§ **EXERCISE INPUTS**
___

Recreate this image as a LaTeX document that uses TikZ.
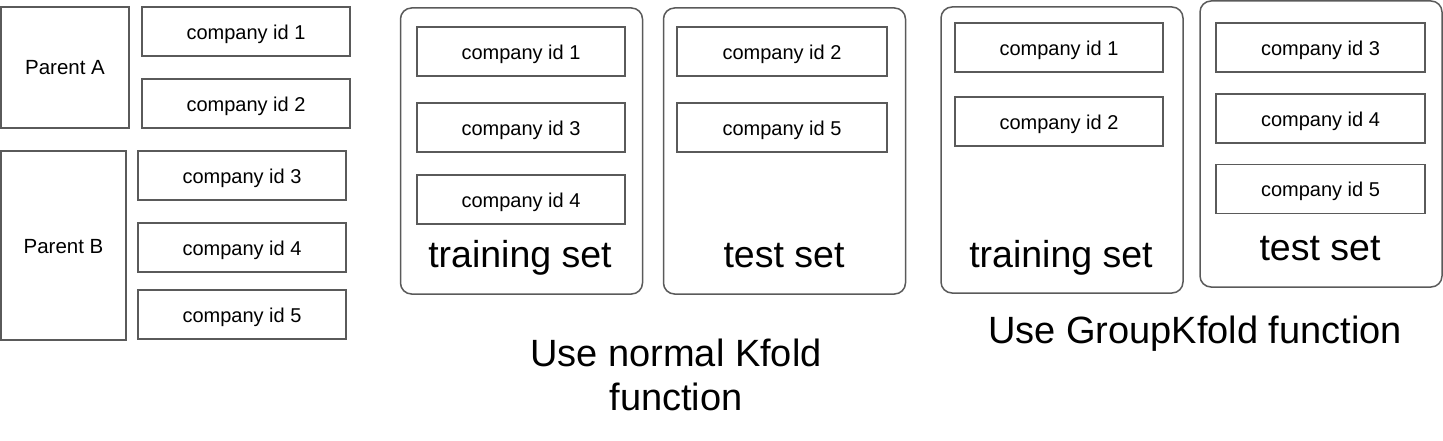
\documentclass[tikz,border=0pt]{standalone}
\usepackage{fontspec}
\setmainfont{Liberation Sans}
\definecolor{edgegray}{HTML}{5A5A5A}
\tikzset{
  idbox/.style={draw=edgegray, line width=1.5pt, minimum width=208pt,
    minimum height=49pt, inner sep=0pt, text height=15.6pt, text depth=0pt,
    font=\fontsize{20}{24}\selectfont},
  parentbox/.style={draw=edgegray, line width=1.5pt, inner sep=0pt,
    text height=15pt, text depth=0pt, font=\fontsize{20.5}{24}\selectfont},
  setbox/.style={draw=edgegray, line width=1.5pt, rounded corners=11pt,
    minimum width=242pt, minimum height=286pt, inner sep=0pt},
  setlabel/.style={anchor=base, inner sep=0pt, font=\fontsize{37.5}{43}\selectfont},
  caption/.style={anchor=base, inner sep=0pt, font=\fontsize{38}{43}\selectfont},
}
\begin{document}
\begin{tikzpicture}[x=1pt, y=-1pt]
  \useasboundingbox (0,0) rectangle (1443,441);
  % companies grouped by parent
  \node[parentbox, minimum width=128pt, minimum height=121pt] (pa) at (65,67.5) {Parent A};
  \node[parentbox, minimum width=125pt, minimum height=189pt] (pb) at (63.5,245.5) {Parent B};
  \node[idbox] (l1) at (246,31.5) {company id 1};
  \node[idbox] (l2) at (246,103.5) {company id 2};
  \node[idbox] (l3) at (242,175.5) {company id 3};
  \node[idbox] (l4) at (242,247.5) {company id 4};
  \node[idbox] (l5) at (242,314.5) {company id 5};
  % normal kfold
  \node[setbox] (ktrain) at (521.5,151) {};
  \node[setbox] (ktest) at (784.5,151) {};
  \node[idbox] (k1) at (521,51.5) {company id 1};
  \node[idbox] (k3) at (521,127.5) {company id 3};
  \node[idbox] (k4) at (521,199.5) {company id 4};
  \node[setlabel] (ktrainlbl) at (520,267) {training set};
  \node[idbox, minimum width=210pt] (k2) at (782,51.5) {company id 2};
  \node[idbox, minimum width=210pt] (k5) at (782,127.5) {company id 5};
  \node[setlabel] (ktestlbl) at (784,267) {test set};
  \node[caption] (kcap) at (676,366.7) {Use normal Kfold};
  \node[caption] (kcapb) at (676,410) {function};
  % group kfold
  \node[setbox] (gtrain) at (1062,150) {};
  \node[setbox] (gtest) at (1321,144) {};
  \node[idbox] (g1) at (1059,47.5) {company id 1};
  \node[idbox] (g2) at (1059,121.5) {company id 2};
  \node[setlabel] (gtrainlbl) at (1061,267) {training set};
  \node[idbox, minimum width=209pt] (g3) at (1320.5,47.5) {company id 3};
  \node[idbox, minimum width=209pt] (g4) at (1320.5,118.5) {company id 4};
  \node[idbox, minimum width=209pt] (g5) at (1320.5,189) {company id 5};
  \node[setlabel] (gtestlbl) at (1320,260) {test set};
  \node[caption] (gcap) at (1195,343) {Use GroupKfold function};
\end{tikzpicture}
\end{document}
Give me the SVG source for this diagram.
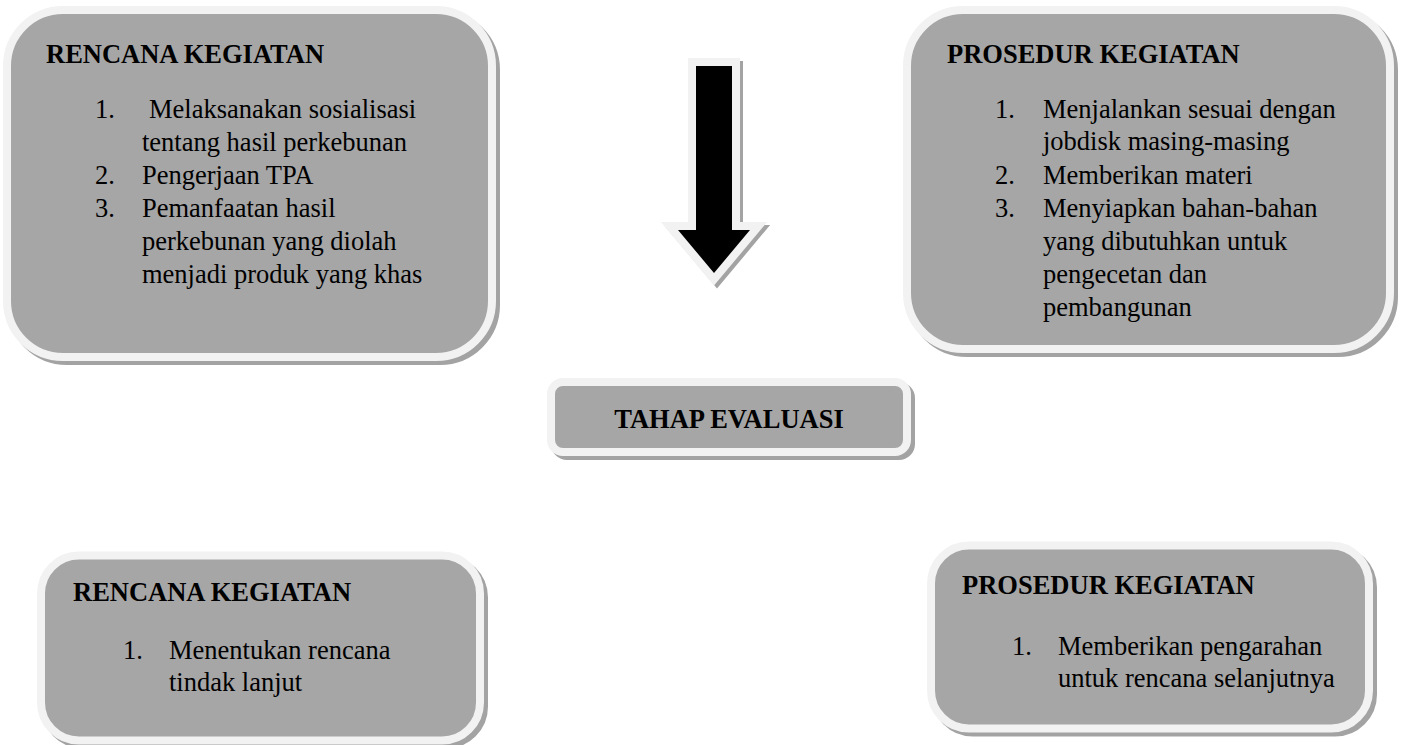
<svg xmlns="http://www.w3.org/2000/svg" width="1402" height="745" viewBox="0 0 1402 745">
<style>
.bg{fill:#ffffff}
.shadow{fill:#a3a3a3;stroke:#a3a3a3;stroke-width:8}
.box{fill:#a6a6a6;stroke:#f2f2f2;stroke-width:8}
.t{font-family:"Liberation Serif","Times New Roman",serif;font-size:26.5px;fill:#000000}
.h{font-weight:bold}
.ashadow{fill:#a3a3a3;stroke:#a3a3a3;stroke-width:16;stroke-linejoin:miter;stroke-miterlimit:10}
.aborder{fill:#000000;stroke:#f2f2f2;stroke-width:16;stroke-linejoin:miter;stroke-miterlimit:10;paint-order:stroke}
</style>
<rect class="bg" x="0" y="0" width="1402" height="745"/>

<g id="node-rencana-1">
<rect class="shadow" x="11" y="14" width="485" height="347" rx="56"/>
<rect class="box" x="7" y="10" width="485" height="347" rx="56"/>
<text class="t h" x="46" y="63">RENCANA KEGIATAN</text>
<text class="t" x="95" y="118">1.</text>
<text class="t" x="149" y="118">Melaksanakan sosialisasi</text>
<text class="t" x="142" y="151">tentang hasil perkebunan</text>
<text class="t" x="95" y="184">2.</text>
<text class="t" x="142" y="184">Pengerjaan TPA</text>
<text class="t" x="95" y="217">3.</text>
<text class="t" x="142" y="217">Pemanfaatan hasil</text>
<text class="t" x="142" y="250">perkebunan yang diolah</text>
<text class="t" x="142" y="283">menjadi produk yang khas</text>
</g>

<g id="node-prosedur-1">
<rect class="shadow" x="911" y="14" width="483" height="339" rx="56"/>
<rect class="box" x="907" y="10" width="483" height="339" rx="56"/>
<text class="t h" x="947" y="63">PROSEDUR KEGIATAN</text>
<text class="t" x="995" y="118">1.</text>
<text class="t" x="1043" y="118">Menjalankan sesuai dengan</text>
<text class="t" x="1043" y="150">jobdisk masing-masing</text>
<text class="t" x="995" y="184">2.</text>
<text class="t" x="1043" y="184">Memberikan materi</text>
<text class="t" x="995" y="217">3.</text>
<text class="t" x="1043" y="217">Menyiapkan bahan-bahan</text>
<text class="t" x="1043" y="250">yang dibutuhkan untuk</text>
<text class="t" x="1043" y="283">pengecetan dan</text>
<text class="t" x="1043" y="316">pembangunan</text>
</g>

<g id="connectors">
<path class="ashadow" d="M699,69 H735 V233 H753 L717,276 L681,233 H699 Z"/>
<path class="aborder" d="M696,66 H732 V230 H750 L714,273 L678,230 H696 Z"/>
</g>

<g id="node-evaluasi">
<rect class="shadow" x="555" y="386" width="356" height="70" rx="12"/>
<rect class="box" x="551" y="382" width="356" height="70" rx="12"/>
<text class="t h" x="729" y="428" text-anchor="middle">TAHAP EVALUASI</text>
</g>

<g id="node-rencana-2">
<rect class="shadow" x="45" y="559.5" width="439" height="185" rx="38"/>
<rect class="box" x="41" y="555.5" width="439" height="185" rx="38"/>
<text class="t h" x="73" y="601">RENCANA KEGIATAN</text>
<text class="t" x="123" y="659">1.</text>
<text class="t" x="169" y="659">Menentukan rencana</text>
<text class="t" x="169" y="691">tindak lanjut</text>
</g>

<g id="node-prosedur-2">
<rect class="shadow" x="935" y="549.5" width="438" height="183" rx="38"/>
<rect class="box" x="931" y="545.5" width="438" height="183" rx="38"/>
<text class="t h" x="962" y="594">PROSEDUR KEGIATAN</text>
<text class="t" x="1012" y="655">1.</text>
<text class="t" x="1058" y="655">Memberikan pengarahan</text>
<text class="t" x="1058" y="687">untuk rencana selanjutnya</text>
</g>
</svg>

___

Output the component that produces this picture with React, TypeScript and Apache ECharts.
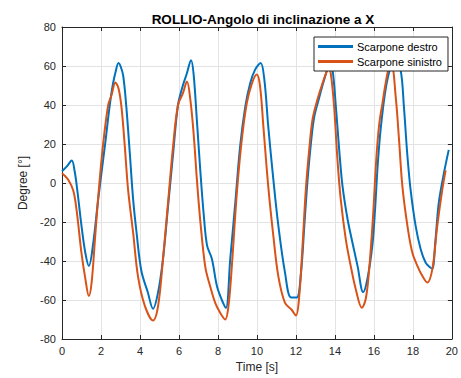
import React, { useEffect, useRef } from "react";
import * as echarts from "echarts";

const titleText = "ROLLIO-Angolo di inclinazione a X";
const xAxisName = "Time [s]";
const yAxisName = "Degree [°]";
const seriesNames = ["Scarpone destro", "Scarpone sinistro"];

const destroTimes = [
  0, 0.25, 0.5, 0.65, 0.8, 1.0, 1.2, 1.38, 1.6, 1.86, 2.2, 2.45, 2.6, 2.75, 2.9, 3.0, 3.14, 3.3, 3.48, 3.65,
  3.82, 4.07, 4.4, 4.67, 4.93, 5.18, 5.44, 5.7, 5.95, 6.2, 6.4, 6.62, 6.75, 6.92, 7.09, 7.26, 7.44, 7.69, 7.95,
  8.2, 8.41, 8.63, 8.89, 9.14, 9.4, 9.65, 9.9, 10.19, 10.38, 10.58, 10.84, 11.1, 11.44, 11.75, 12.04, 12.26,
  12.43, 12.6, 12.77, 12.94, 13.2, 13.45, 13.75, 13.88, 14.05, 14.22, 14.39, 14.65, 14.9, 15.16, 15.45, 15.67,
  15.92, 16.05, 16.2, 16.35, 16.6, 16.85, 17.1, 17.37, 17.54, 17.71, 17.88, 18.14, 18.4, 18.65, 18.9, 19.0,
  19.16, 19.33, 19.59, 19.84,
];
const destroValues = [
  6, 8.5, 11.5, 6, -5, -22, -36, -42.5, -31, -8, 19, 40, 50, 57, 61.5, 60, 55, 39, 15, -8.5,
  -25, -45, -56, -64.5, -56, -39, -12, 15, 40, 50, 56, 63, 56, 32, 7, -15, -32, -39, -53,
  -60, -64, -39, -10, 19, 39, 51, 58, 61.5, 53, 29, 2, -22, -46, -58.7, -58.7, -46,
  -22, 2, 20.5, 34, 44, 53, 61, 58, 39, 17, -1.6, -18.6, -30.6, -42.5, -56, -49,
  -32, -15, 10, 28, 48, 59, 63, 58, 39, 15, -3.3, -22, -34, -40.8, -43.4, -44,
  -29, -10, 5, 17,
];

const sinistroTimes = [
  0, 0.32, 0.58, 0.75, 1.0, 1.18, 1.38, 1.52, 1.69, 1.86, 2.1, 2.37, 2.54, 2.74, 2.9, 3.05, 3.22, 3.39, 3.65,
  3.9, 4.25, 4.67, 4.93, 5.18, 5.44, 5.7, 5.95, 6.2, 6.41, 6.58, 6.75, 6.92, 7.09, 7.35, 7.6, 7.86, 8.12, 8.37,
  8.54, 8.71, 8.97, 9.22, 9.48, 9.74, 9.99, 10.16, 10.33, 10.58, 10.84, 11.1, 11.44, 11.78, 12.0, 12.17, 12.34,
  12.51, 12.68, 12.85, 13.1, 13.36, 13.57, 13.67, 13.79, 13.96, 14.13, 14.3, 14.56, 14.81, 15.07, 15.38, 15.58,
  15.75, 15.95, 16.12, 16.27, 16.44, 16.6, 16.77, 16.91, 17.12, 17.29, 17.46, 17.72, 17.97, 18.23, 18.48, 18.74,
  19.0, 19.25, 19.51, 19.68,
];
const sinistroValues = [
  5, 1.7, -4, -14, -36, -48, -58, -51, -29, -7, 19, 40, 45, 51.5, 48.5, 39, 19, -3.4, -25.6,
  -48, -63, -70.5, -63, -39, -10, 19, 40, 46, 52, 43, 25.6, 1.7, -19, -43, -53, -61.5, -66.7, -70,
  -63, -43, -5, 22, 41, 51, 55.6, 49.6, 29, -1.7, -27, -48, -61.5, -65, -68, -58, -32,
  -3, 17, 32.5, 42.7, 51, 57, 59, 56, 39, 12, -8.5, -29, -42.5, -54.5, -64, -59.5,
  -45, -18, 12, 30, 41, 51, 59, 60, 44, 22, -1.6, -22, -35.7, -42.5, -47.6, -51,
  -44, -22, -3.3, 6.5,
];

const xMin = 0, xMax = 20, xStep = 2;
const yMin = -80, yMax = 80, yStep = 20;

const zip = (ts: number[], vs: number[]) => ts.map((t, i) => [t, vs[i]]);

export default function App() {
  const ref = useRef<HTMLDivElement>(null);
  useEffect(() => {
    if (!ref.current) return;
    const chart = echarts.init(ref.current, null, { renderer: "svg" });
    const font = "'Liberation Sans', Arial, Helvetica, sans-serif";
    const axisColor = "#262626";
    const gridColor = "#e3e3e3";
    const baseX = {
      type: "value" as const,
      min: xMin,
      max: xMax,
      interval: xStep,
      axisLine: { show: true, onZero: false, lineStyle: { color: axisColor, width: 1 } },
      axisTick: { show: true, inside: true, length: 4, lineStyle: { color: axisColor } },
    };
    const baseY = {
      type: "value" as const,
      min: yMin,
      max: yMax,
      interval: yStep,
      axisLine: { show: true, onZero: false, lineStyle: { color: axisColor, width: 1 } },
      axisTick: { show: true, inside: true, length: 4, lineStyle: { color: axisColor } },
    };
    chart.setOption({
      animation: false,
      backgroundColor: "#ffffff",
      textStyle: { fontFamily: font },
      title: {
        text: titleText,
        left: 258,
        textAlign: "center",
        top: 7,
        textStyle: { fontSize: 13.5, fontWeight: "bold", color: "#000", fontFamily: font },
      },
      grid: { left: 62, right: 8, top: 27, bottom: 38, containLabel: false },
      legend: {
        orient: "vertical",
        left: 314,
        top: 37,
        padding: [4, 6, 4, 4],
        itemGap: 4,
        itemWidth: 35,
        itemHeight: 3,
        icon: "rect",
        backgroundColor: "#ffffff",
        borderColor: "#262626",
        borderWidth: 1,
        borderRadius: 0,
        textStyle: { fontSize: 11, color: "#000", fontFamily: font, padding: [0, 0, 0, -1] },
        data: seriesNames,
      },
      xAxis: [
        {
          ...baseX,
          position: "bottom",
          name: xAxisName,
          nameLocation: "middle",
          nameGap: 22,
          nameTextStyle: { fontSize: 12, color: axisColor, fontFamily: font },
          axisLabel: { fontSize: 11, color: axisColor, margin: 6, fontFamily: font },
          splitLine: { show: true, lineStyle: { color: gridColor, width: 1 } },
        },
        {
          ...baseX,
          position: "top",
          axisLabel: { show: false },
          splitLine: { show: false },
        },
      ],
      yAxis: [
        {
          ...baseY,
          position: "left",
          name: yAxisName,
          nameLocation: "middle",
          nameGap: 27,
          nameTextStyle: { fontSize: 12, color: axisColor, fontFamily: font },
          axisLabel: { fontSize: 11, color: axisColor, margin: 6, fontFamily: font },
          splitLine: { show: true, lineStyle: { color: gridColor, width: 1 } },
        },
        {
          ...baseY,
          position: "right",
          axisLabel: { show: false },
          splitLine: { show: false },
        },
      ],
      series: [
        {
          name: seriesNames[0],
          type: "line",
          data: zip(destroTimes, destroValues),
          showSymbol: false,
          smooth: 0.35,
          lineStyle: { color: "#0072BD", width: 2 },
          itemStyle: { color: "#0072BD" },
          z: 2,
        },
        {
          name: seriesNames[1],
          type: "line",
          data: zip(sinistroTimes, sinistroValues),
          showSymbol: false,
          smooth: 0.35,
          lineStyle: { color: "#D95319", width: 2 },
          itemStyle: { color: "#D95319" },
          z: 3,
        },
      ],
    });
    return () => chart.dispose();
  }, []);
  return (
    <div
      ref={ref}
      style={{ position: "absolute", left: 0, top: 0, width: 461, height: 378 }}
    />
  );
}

___

§ **WHAT TO WORK ON**
Check every line of the entries above for the word "that" and report how many lines contain it, giving the number only.

§ **THE REPLY**
2